▶ _PROVIDED DATA_:
####

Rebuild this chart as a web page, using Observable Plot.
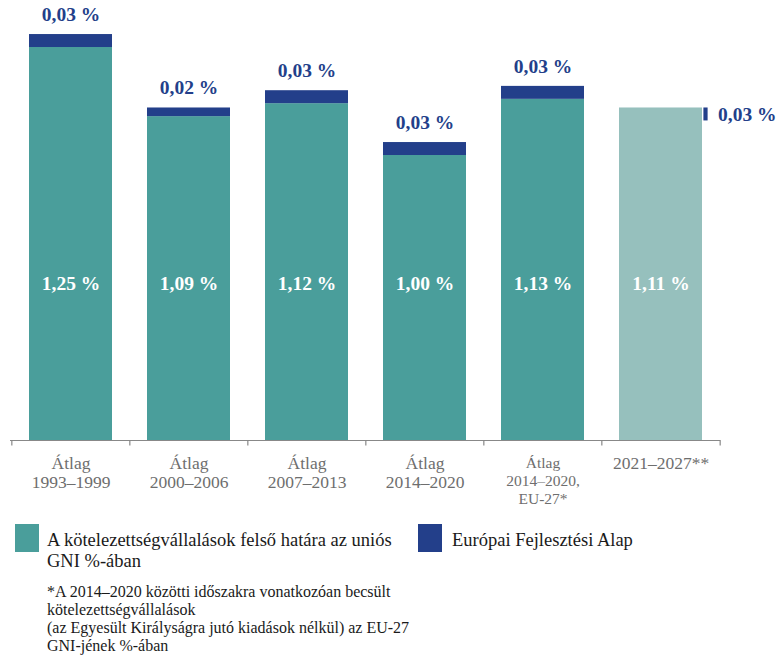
<!DOCTYPE html>
<html>
<head>
<meta charset="utf-8">
<script src="https://cdn.jsdelivr.net/npm/d3@7"></script>
<script src="https://cdn.jsdelivr.net/npm/@observablehq/plot@0.6"></script>
<style>
  body { margin: 0; background: #fff; }
  #wrap { position: relative; width: 780px; height: 657px; font-family: "Liberation Serif", "Times New Roman", serif; }
  #chart { position: absolute; left: 0; top: 0; }
  .sw { position: absolute; width: 24px; height: 28px; }
  .lt { position: absolute; font-size: 18.5px; line-height: 21px; color: #1a1a1a; white-space: nowrap; }
  .fn { position: absolute; font-size: 16px; line-height: 18px; color: #1a1a1a; white-space: nowrap; }
</style>
</head>
<body>
<div id="wrap">
  <div id="chart"></div>
  <div class="sw" style="left:15px; top:524px; background:#4a9e9b;"></div>
  <div class="lt" style="left:47px; top:530px;">A kötelezettségvállalások felső határa az uniós<br>GNI %-ában</div>
  <div class="sw" style="left:418px; top:524px; background:#233f8a;"></div>
  <div class="lt" style="left:452px; top:530px;">Európai Fejlesztési Alap</div>
  <div class="fn" style="left:47px; top:583px;">*A 2014–2020 közötti időszakra vonatkozóan becsült<br>kötelezettségvállalások<br>(az Egyesült Királyságra jutó kiadások nélkül) az EU-27<br>GNI-jének %-ában</div>
</div>
<script>
const periods = ["1993–1999", "2000–2006", "2007–2013", "2014–2020", "2014–2020 EU-27", "2021–2027"];
const tickLabels = ["Átlag\n1993–1999", "Átlag\n2000–2006", "Átlag\n2007–2013", "Átlag\n2014–2020", "Átlag\n2014–2020,\nEU-27*", "2021–2027**"];
const ceiling = [1.25, 1.09, 1.12, 1.00, 1.13, 1.11];
const edf = [0.03, 0.02, 0.03, 0.03, 0.03, 0.03];
const edfStacked = [true, true, true, true, true, false];
const projected = [false, false, false, false, false, true];

const fmt = v => v.toFixed(2).replace(".", ",") + " %";
const rows = periods.map((p, i) => ({
  period: p, tick: tickLabels[i], ceiling: ceiling[i], edf: edf[i],
  stacked: edfStacked[i], projected: projected[i], small: i === 4
}));

const yMin = 0.3403;
const yMax = 1.3588;
const W = 780, H = 510, mL = 10, mR = 60;
const step = (W - mL - mR) / periods.length;
const teal = "#4a9e9b", light = "#96c0bd", navy = "#233f8a";
const serif = "'Liberation Serif', 'Times New Roman', serif";

const chart = Plot.plot({
  width: W, height: H,
  marginLeft: mL, marginRight: mR, marginTop: 0, marginBottom: H - 440,
  style: { fontFamily: serif, background: "#fff" },
  x: { domain: periods, paddingInner: 0.3, paddingOuter: 0.15, axis: null },
  y: { domain: [yMin, yMax], axis: null },
  marks: [
    Plot.barY(rows, { x: "period", y1: () => yMin, y2: "ceiling", fill: d => d.projected ? light : teal }),
    Plot.barY(rows.filter(d => d.stacked), { x: "period", y1: "ceiling", y2: d => d.ceiling + d.edf, fill: navy }),
    Plot.barY(rows.filter(d => !d.stacked), { x: "period", y1: d => d.ceiling - d.edf, y2: "ceiling", fill: navy, dx: 45, insetLeft: 39.4, insetRight: 39.4 }),
    Plot.text(rows.filter(d => d.stacked), { x: "period", y: d => d.ceiling + d.edf, text: d => fmt(d.edf), dy: -20, fill: navy, fontSize: 19.5, fontWeight: "bold" }),
    Plot.text(rows.filter(d => !d.stacked), { x: "period", y: d => d.ceiling - d.edf / 2, text: d => fmt(d.edf), dx: 57, textAnchor: "start", fill: navy, fontSize: 19.5, fontWeight: "bold" }),
    Plot.text(rows, { x: "period", y: () => 0.704, text: d => fmt(d.ceiling), fill: "white", fontSize: 19.5, fontWeight: "bold" }),
    Plot.ruleY([yMin], { stroke: "#888", strokeWidth: 1.2 }),
    Plot.ruleX(rows, { x: "period", y1: () => yMin, y2: () => yMin - 0.013, dx: -step / 2, stroke: "#888", strokeWidth: 1.2 }),
    Plot.ruleX(rows.slice(-1), { x: "period", y1: () => yMin, y2: () => yMin - 0.013, dx: step / 2, stroke: "#888", strokeWidth: 1.2 }),
    Plot.text(rows.filter(d => !d.small), { x: "period", y: () => yMin, text: "tick", dy: 15, lineAnchor: "top", lineHeight: 1.1, fill: "#6e6e6e", fontSize: 17.5 }),
    Plot.text(rows.filter(d => d.small), { x: "period", y: () => yMin, text: "tick", dy: 15, lineAnchor: "top", lineHeight: 1.15, fill: "#6e6e6e", fontSize: 15.5 })
  ]
});
document.getElementById("chart").appendChild(chart);
</script>
</body>
</html>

####

▶ _TASK TO COMPLETE_: Leave the pictures out and output the rest of the listing exactly.

▶ _REPLY TO THE TASK_:
Rebuild this chart as a web page, using Observable Plot.
<!DOCTYPE html>
<html>
<head>
<meta charset="utf-8">
<script src="https://cdn.jsdelivr.net/npm/d3@7"></script>
<script src="https://cdn.jsdelivr.net/npm/@observablehq/plot@0.6"></script>
<style>
  body { margin: 0; background: #fff; }
  #wrap { position: relative; width: 780px; height: 657px; font-family: "Liberation Serif", "Times New Roman", serif; }
  #chart { position: absolute; left: 0; top: 0; }
  .sw { position: absolute; width: 24px; height: 28px; }
  .lt { position: absolute; font-size: 18.5px; line-height: 21px; color: #1a1a1a; white-space: nowrap; }
  .fn { position: absolute; font-size: 16px; line-height: 18px; color: #1a1a1a; white-space: nowrap; }
</style>
</head>
<body>
<div id="wrap">
  <div id="chart"></div>
  <div class="sw" style="left:15px; top:524px; background:#4a9e9b;"></div>
  <div class="lt" style="left:47px; top:530px;">A kötelezettségvállalások felső határa az uniós<br>GNI %-ában</div>
  <div class="sw" style="left:418px; top:524px; background:#233f8a;"></div>
  <div class="lt" style="left:452px; top:530px;">Európai Fejlesztési Alap</div>
  <div class="fn" style="left:47px; top:583px;">*A 2014–2020 közötti időszakra vonatkozóan becsült<br>kötelezettségvállalások<br>(az Egyesült Királyságra jutó kiadások nélkül) az EU-27<br>GNI-jének %-ában</div>
</div>
<script>
const periods = ["1993–1999", "2000–2006", "2007–2013", "2014–2020", "2014–2020 EU-27", "2021–2027"];
const tickLabels = ["Átlag\n1993–1999", "Átlag\n2000–2006", "Átlag\n2007–2013", "Átlag\n2014–2020", "Átlag\n2014–2020,\nEU-27*", "2021–2027**"];
const ceiling = [1.25, 1.09, 1.12, 1.00, 1.13, 1.11];
const edf = [0.03, 0.02, 0.03, 0.03, 0.03, 0.03];
const edfStacked = [true, true, true, true, true, false];
const projected = [false, false, false, false, false, true];

const fmt = v => v.toFixed(2).replace(".", ",") + " %";
const rows = periods.map((p, i) => ({
  period: p, tick: tickLabels[i], ceiling: ceiling[i], edf: edf[i],
  stacked: edfStacked[i], projected: projected[i], small: i === 4
}));

const yMin = 0.3403;
const yMax = 1.3588;
const W = 780, H = 510, mL = 10, mR = 60;
const step = (W - mL - mR) / periods.length;
const teal = "#4a9e9b", light = "#96c0bd", navy = "#233f8a";
const serif = "'Liberation Serif', 'Times New Roman', serif";

const chart = Plot.plot({
  width: W, height: H,
  marginLeft: mL, marginRight: mR, marginTop: 0, marginBottom: H - 440,
  style: { fontFamily: serif, background: "#fff" },
  x: { domain: periods, paddingInner: 0.3, paddingOuter: 0.15, axis: null },
  y: { domain: [yMin, yMax], axis: null },
  marks: [
    Plot.barY(rows, { x: "period", y1: () => yMin, y2: "ceiling", fill: d => d.projected ? light : teal }),
    Plot.barY(rows.filter(d => d.stacked), { x: "period", y1: "ceiling", y2: d => d.ceiling + d.edf, fill: navy }),
    Plot.barY(rows.filter(d => !d.stacked), { x: "period", y1: d => d.ceiling - d.edf, y2: "ceiling", fill: navy, dx: 45, insetLeft: 39.4, insetRight: 39.4 }),
    Plot.text(rows.filter(d => d.stacked), { x: "period", y: d => d.ceiling + d.edf, text: d => fmt(d.edf), dy: -20, fill: navy, fontSize: 19.5, fontWeight: "bold" }),
    Plot.text(rows.filter(d => !d.stacked), { x: "period", y: d => d.ceiling - d.edf / 2, text: d => fmt(d.edf), dx: 57, textAnchor: "start", fill: navy, fontSize: 19.5, fontWeight: "bold" }),
    Plot.text(rows, { x: "period", y: () => 0.704, text: d => fmt(d.ceiling), fill: "white", fontSize: 19.5, fontWeight: "bold" }),
    Plot.ruleY([yMin], { stroke: "#888", strokeWidth: 1.2 }),
    Plot.ruleX(rows, { x: "period", y1: () => yMin, y2: () => yMin - 0.013, dx: -step / 2, stroke: "#888", strokeWidth: 1.2 }),
    Plot.ruleX(rows.slice(-1), { x: "period", y1: () => yMin, y2: () => yMin - 0.013, dx: step / 2, stroke: "#888", strokeWidth: 1.2 }),
    Plot.text(rows.filter(d => !d.small), { x: "period", y: () => yMin, text: "tick", dy: 15, lineAnchor: "top", lineHeight: 1.1, fill: "#6e6e6e", fontSize: 17.5 }),
    Plot.text(rows.filter(d => d.small), { x: "period", y: () => yMin, text: "tick", dy: 15, lineAnchor: "top", lineHeight: 1.15, fill: "#6e6e6e", fontSize: 15.5 })
  ]
});
document.getElementById("chart").appendChild(chart);
</script>
</body>
</html>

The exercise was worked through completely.